The PRC has poured resources into “red tourism” (红色旅游) in recent years as part of pervasive attempts to engineer public consciousness. The Songhu Memorial is a beneficiary of this and has partnered with state-owned telecoms giant China Mobile (中国移动) to provide its space for “red culture” education and party-building work for local companies (Baoshan District Media Center, September 4, 2024). Red tourism’s rise has been achieved in part by tying it to wider economic incentives. As the 2023 Red Tourism Development Report explains, red tourism “is not only an important channel for transmitting national memory and enhancing social identity, but also increasingly an important force driving local economic development” (不仅是传承国家记忆、增强社会认同的重要渠道,也日益成为带动地方经济发展的重要力量).

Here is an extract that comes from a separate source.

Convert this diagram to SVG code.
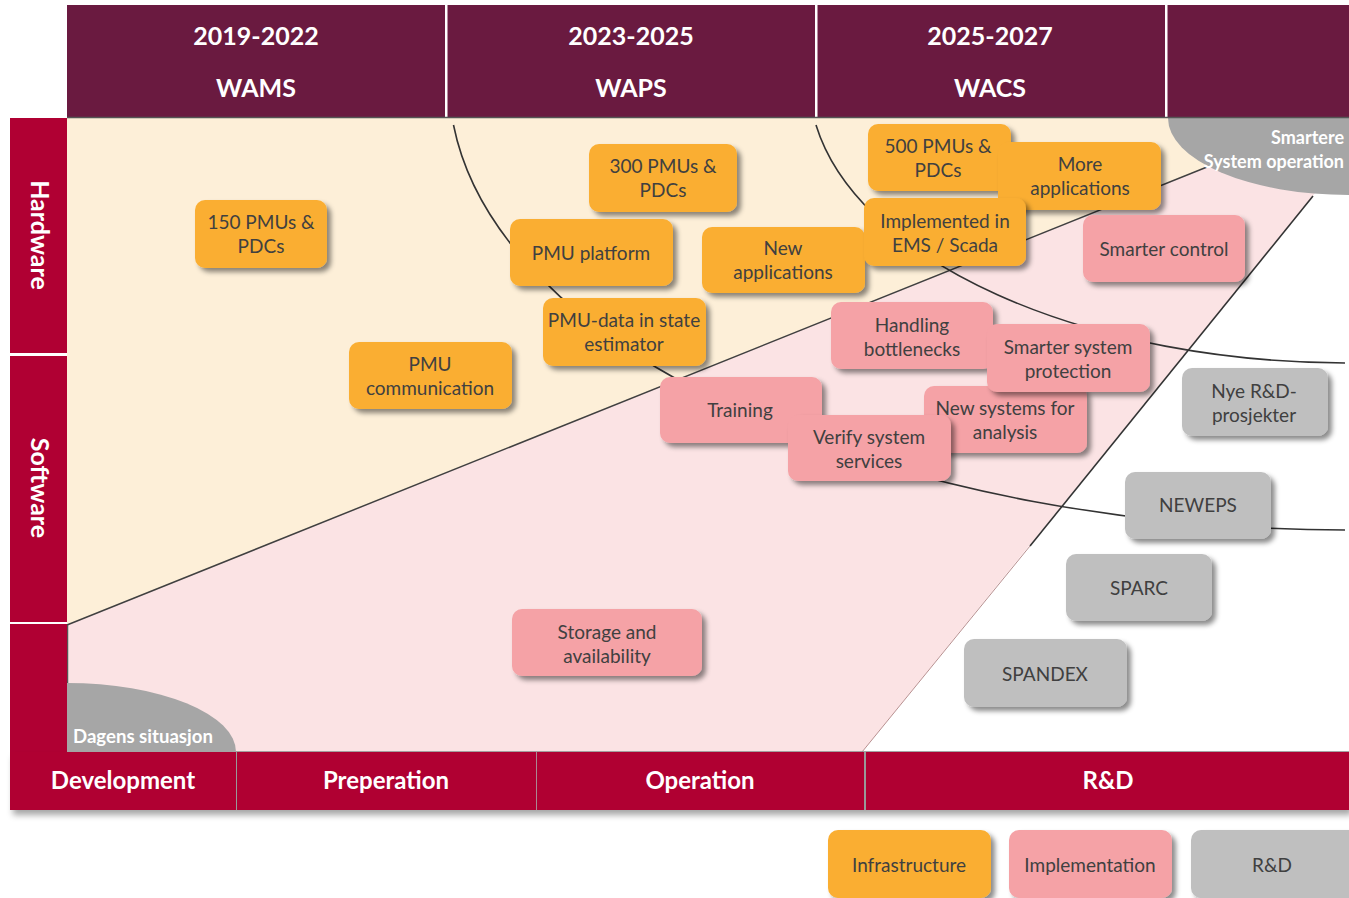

Authorities also encourage its integration with both rural revitalization and urban development (Economic Daily, October 28, 2024).
Conclusion
At a December meeting on PRC-Japan relations marking the 80th anniversary of the end of the war, Foreign Minister Wang Yi (王毅) remarked: “History, if not forgotten, can serve as a guide for the future” (FMPRC, December 25). From his perspective, that future should ostensibly feature a public that absorbs official dispositions on national security, patriotic education, and the Party’s self-aggrandizing narrative of the Second Sino-Japanese War. How history is understood and, ideally, felt by the public, and above all by the youth, is directly linked to its success in achieving national strategic objectives.
Baoshan’s Songhu Memorial is currently undergoing a partial upgrading to “conform with the opening of commemoration activities” (为配合纪念活动的开展) and is set to open later this year (Baoshan People’s Government, December 2, 2024). It is apparently yet to open, but when it does, the exhibits likely will continue to reinforce the Party’s pervasive narratives about its own centrality in the history of the war, as well as the centrality of militaristic values in the Party’s conception of the PRC today.